(begin)

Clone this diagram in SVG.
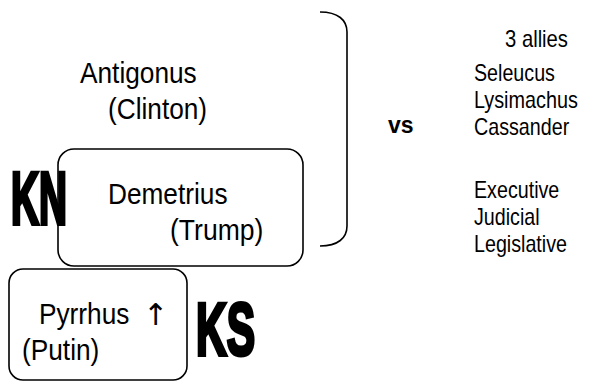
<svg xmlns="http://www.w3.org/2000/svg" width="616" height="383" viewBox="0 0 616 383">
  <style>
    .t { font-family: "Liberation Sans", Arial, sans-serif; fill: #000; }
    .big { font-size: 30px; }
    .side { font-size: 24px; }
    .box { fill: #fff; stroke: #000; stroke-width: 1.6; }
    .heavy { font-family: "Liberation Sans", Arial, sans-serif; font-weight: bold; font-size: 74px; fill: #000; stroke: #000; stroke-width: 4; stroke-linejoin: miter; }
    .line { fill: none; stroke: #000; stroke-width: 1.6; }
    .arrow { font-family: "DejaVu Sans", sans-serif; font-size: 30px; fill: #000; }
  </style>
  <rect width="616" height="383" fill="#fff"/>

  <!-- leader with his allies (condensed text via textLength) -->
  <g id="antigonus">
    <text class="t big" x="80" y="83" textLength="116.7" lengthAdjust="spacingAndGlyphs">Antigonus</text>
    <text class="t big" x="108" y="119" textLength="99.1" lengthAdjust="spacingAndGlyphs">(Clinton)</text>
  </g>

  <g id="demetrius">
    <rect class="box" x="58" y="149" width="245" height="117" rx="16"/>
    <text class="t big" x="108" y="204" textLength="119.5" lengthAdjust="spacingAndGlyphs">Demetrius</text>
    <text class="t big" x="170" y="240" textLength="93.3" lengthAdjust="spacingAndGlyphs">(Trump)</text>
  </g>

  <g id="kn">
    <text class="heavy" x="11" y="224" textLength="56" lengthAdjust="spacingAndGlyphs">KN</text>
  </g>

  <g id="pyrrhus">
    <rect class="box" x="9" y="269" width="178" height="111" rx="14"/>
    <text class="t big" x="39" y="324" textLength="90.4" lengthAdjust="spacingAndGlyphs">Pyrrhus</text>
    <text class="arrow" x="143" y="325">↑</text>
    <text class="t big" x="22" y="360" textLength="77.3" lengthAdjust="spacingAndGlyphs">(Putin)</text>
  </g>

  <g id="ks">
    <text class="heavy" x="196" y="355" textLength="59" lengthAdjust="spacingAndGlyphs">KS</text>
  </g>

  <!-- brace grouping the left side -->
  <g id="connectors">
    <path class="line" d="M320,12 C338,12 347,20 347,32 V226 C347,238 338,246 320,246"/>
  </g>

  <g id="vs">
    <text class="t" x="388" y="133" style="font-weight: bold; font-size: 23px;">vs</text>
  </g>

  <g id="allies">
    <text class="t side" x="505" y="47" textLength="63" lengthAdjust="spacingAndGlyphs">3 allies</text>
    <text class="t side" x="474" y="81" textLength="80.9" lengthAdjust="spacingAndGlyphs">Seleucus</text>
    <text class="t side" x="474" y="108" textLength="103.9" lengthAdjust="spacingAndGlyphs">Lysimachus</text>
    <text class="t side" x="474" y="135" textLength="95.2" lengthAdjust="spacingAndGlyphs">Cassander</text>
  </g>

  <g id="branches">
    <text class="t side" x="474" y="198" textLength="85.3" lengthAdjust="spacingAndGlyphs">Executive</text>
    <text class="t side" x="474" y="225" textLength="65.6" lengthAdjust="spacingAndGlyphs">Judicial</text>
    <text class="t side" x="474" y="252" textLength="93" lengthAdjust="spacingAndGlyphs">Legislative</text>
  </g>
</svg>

(end)

Exercise brief: Return each line exactly as written. Any picture gets left out.

Exercise answer:
Clone this diagram in SVG.
<svg xmlns="http://www.w3.org/2000/svg" width="616" height="383" viewBox="0 0 616 383">
  <style>
    .t { font-family: "Liberation Sans", Arial, sans-serif; fill: #000; }
    .big { font-size: 30px; }
    .side { font-size: 24px; }
    .box { fill: #fff; stroke: #000; stroke-width: 1.6; }
    .heavy { font-family: "Liberation Sans", Arial, sans-serif; font-weight: bold; font-size: 74px; fill: #000; stroke: #000; stroke-width: 4; stroke-linejoin: miter; }
    .line { fill: none; stroke: #000; stroke-width: 1.6; }
    .arrow { font-family: "DejaVu Sans", sans-serif; font-size: 30px; fill: #000; }
  </style>
  <rect width="616" height="383" fill="#fff"/>

  <!-- leader with his allies (condensed text via textLength) -->
  <g id="antigonus">
    <text class="t big" x="80" y="83" textLength="116.7" lengthAdjust="spacingAndGlyphs">Antigonus</text>
    <text class="t big" x="108" y="119" textLength="99.1" lengthAdjust="spacingAndGlyphs">(Clinton)</text>
  </g>

  <g id="demetrius">
    <rect class="box" x="58" y="149" width="245" height="117" rx="16"/>
    <text class="t big" x="108" y="204" textLength="119.5" lengthAdjust="spacingAndGlyphs">Demetrius</text>
    <text class="t big" x="170" y="240" textLength="93.3" lengthAdjust="spacingAndGlyphs">(Trump)</text>
  </g>

  <g id="kn">
    <text class="heavy" x="11" y="224" textLength="56" lengthAdjust="spacingAndGlyphs">KN</text>
  </g>

  <g id="pyrrhus">
    <rect class="box" x="9" y="269" width="178" height="111" rx="14"/>
    <text class="t big" x="39" y="324" textLength="90.4" lengthAdjust="spacingAndGlyphs">Pyrrhus</text>
    <text class="arrow" x="143" y="325">↑</text>
    <text class="t big" x="22" y="360" textLength="77.3" lengthAdjust="spacingAndGlyphs">(Putin)</text>
  </g>

  <g id="ks">
    <text class="heavy" x="196" y="355" textLength="59" lengthAdjust="spacingAndGlyphs">KS</text>
  </g>

  <!-- brace grouping the left side -->
  <g id="connectors">
    <path class="line" d="M320,12 C338,12 347,20 347,32 V226 C347,238 338,246 320,246"/>
  </g>

  <g id="vs">
    <text class="t" x="388" y="133" style="font-weight: bold; font-size: 23px;">vs</text>
  </g>

  <g id="allies">
    <text class="t side" x="505" y="47" textLength="63" lengthAdjust="spacingAndGlyphs">3 allies</text>
    <text class="t side" x="474" y="81" textLength="80.9" lengthAdjust="spacingAndGlyphs">Seleucus</text>
    <text class="t side" x="474" y="108" textLength="103.9" lengthAdjust="spacingAndGlyphs">Lysimachus</text>
    <text class="t side" x="474" y="135" textLength="95.2" lengthAdjust="spacingAndGlyphs">Cassander</text>
  </g>

  <g id="branches">
    <text class="t side" x="474" y="198" textLength="85.3" lengthAdjust="spacingAndGlyphs">Executive</text>
    <text class="t side" x="474" y="225" textLength="65.6" lengthAdjust="spacingAndGlyphs">Judicial</text>
    <text class="t side" x="474" y="252" textLength="93" lengthAdjust="spacingAndGlyphs">Legislative</text>
  </g>
</svg>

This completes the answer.